Chief Electoral Officer Stéphane Perrault was direct about the core issue: "The problem with those instruments is that they do not provide transparency as to the original source of the contributor." He emphasized that a foundational principle of Canadian elections is knowing exactly where money originates. "There's no, in my view, valid reason to use a prepaid instrument, a prepaid credit card, to provide money to a candidate or to a political party," Perrault told the Procedure and House Affairs Committee in October.
The Commissioner of Canada Elections echoed these concerns, flagging "potential difficulties associated with tracing the source of funding" as a major obstacle to enforcement. Their office noted that "the rapid and ongoing change in digital payments creates significant challenges and risks for law enforcement."
How Crypto Exploits a Loophole Designed for Small Gifts
Under current Canada Elections Act rules, cryptocurrency qualifies as a non-monetary contribution—a classification originally intended for small-value goods and services under $200 (such as volunteer catering or vehicle use). This creates a massive gap in reporting requirements.
Contributions exceeding $200 must disclose the donor's name and address. But donations under $200 from Canadian citizens or permanent residents not in the crypto business are treated as "nil" and require no disclosure at all. Perrault identified the problem: "Although contributions of cryptocurrencies are non-monetary contributions under the CEA, the reality of cryptocurrency is that it functions increasingly like money."

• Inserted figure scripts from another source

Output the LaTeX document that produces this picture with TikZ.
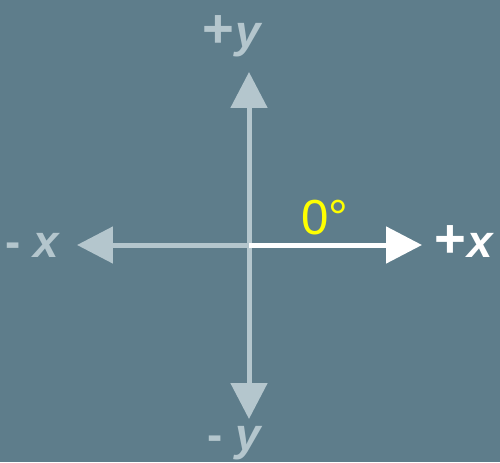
\documentclass[tikz,border=0pt]{standalone}
\usepackage{fontspec}
\setmainfont{Liberation Sans}
\usetikzlibrary{arrows.meta}
\newcommand{\axvar}[1]{\textit{#1}}
\newcommand{\bigplus}{{\fontsize{31}{30}\selectfont +}\kern1pt}
\begin{document}
\begin{tikzpicture}[line cap=butt, line join=round,
    axis/.style={line width=0.1cm, -{Triangle[length=0.72cm,width=0.72cm]}},
    lbl/.style={inner sep=0pt, font=\bfseries\fontsize{26}{30}\selectfont}]
  \definecolor{slatebg}{RGB}{94,125,139}
  \definecolor{axisgray}{RGB}{180,198,205}
  \definecolor{angleyellow}{RGB}{255,255,0}
  \useasboundingbox[fill=slatebg] (-4.98,-4.34) rectangle (5.02,4.9);
  \coordinate (o) at (0,0);
  \coordinate (xpos) at (3.46,0);
  \coordinate (xneg) at (-3.44,0);
  \coordinate (ypos) at (0,3.46);
  \coordinate (yneg) at (0,-3.48);
  \draw[axis, axisgray] (o)--(xneg);
  \draw[axis, axisgray] (o)--(ypos);
  \draw[axis, axisgray] (o)--(yneg);
  \draw[axis, white] (o)--(xpos);
  \node[lbl, white, anchor=base west] (xposlbl) at (3.7,-0.24) {\bigplus\axvar{x}};
  \node[lbl, axisgray, anchor=base east] (xneglbl) at (-3.76,-0.24) {-\;\axvar{x}};
  \node[lbl, axisgray, anchor=base west] (yposlbl) at (-0.94,3.94) {\bigplus\axvar{y}};
  \node[lbl, axisgray, anchor=base west] (yneglbl) at (-0.84,-4.1) {-\;\axvar{y}};
  \node[inner sep=0pt, anchor=base west, angleyellow,
    font=\fontsize{28}{30}\selectfont] (zero) at (1.04,0.22) {0°};
\end{tikzpicture}
\end{document}
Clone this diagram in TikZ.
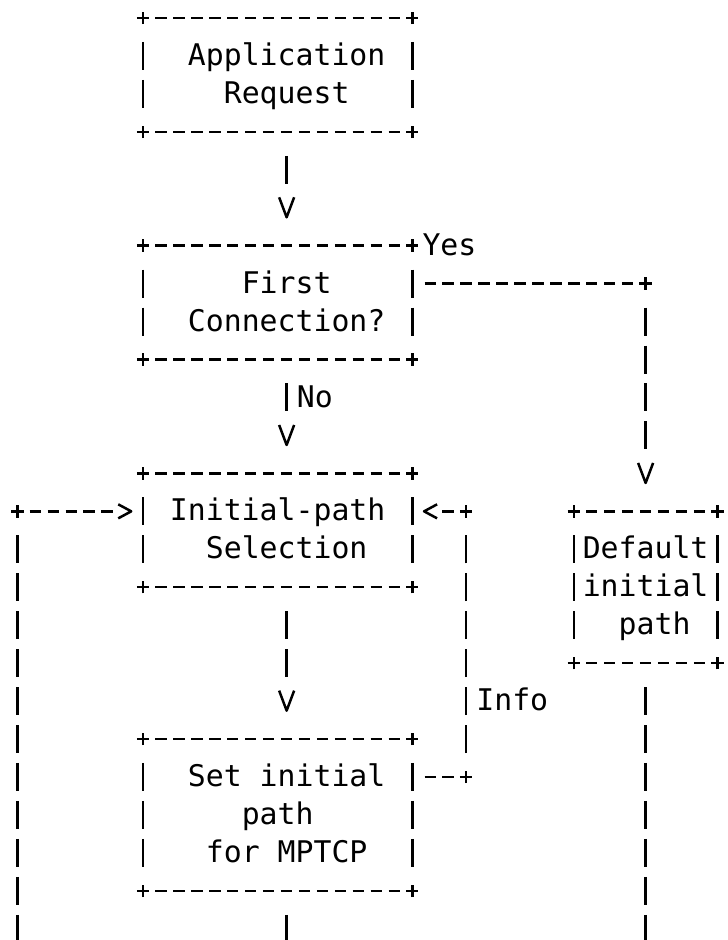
\documentclass[tikz,border=0pt]{standalone}
\usepackage{fontspec}
\usetikzlibrary{arrows.meta}
\newfontfamily\monofam{DejaVu Sans Mono}
\newcommand\asciifont{\monofam\fontsize{14.91pt}{18.975pt}\selectfont}
\newcommand\rs{\rule[-4.6pt]{0pt}{18.8pt}}
\newcommand\pad{\hphantom{0}}

% open V head, the shaft stops short of its open end
\pgfdeclarearrow{
  name = Chevron,
  parameters = {\the\pgfarrowlength,\the\pgfarrowwidth},
  setup code = {
    \pgfarrowssettipend{0pt}
    \pgfarrowssetlineend{-1.3\pgfarrowlength}
    \pgfarrowssetbackend{-\pgfarrowlength}
    \pgfarrowssavethe\pgfarrowlength
    \pgfarrowssavethe\pgfarrowwidth
  },
  drawing code = {
    \pgfsetdash{}{0pt}
    \pgfsetroundjoin
    \pgfpathmoveto{\pgfqpoint{-\pgfarrowlength}{.5\pgfarrowwidth}}
    \pgfpathlineto{\pgfpointorigin}
    \pgfpathlineto{\pgfqpoint{-\pgfarrowlength}{-.5\pgfarrowwidth}}
    \pgfusepathqstroke
  },
  defaults = {length=10pt, width=7.5pt}
}

\tikzset{
  hline/.style = {line width=1.25pt, dash pattern=on 5.7pt off 3.275pt, dash phase=2.85pt},
  hout/.style = {hline, dash phase=0pt, shorten <=6.125pt},
  vline/.style = {line width=1.25pt, dash pattern=on 14pt off 4.975pt, shorten <=11.975pt},
  vbar/.style = {vline, shorten >=11.975pt},
  downtip/.style = {-{Chevron[length=10pt,width=7.5pt]}, shorten >=14.2pt},
  sidetip/.style = {-{Chevron[length=6.5pt,width=7pt]}, shorten >=5.9pt},
  plus/.pic = {\draw[line width=1.25pt] (-3.1pt,0) -- (3.1pt,0) (0,-3.1pt) -- (0,3.1pt);},
  box/.style = {inner sep=0pt, outer sep=0pt, align=center, font=\asciifont},
  wide/.style = {box, minimum width=134.625pt, minimum height=56.925pt},
  tall/.style = {minimum height=75.9pt},
  lbl/.style = {inner sep=0pt, font=\asciifont, text height=14.2pt, text depth=4.6pt, anchor=west, xshift=4.4875pt}
}

\begin{document}
\begin{tikzpicture}[x=8.975pt, y=-18.975pt]
  \useasboundingbox (-0.469,0.026) rectangle (40.088,24.796);

  % boxes
  \node[wide] (app) at (15,2) {\rs\pad Application\\\rs\pad Request};
  \node[wide] (first) at (15,8) {\rs\pad First\\\rs\pad Connection?};
  \node[wide] (sel) at (15,14) {\rs Initial-path\\\rs\pad Selection};
  \node[wide, tall] (setp) at (15,21.5) {\rs\pad Set initial\\\rs path\\\rs\pad for MPTCP};
  \node[box, tall, minimum width=71.8pt] (dflt) at (35.5,15.5) {\rs Default\\\rs initial\\\rs\pad path};

  \foreach \b in {app,first,sel,setp,dflt} {
    \draw[hline] (\b.north west) -- (\b.north east);
    \draw[hline] (\b.south west) -- (\b.south east);
    \draw[vbar] (\b.north west) -- (\b.south west);
    \draw[vbar] (\b.north east) -- (\b.south east);
    \foreach \c in {north west,north east,south west,south east}
      \pic at (\b.\c) {plus};
  }

  % corners and loose ends
  \coordinate (ycorner) at (35.5,7.5);
  \coordinate (ilow) at (25.5,20.5);
  \coordinate (ihigh) at (25.5,13.5);
  \coordinate (lcorner) at (0.5,13.5);
  \coordinate (lend) at (0.5,25.5);
  \coordinate (mend) at (15.5,25.5);
  \coordinate (rend) at (35.5,25.5);
  \foreach \p in {ycorner,ilow,ihigh,lcorner}
    \pic at (\p) {plus};

  % connectors
  \draw[vline, downtip] ([xshift=4.4875pt]app.south) -- ([xshift=4.4875pt]first.north);
  \draw[vline, downtip] ([xshift=4.4875pt]first.south) -- node[lbl, pos=0.3333] {No} ([xshift=4.4875pt]sel.north);
  \draw[hout] ([yshift=9.4875pt]first.east) -- node[lbl, at start, yshift=18.975pt] {Yes} (ycorner);
  \draw[vline, downtip] (ycorner) -- (dflt.north);
  \draw[vline, downtip] ([xshift=4.4875pt]sel.south) -- ([xshift=4.4875pt]setp.north);
  \draw[hout] ([yshift=18.975pt]setp.east) -- (ilow);
  \draw[vbar] (ilow) -- node[lbl, pos=0.2857] {Info} (ihigh);
  \draw[hline, sidetip] (ihigh) -- ([yshift=9.4875pt]sel.east);
  \draw[vline] (lcorner) -- (lend);
  \draw[hline, sidetip] (lcorner) -- ([yshift=9.4875pt]sel.west);
  \draw[vline] ([xshift=4.4875pt]setp.south) -- (mend);
  \draw[vline] (dflt.south) -- (rend);
\end{tikzpicture}
\end{document}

This distinction opens a dangerous door. As he warned, "If a contribution were made in cryptocurrency, it could be seen as a means by which unregulated resources could enter the federal political financing regime"—potentially from foreign actors seeking to influence elections.
Alpha Take
Canada's proposed crypto donation ban addresses a genuine regulatory blindspot in political finance. While crypto fundraising isn't currently widespread in Canadian elections, the non-monetary contribution loophole creates an ideal vector for foreign interference. The crypto market's opacity runs directly counter to election transparency requirements, making this restriction a sensible safeguard for electoral integrity and portfolio investors who care about regulatory clarity.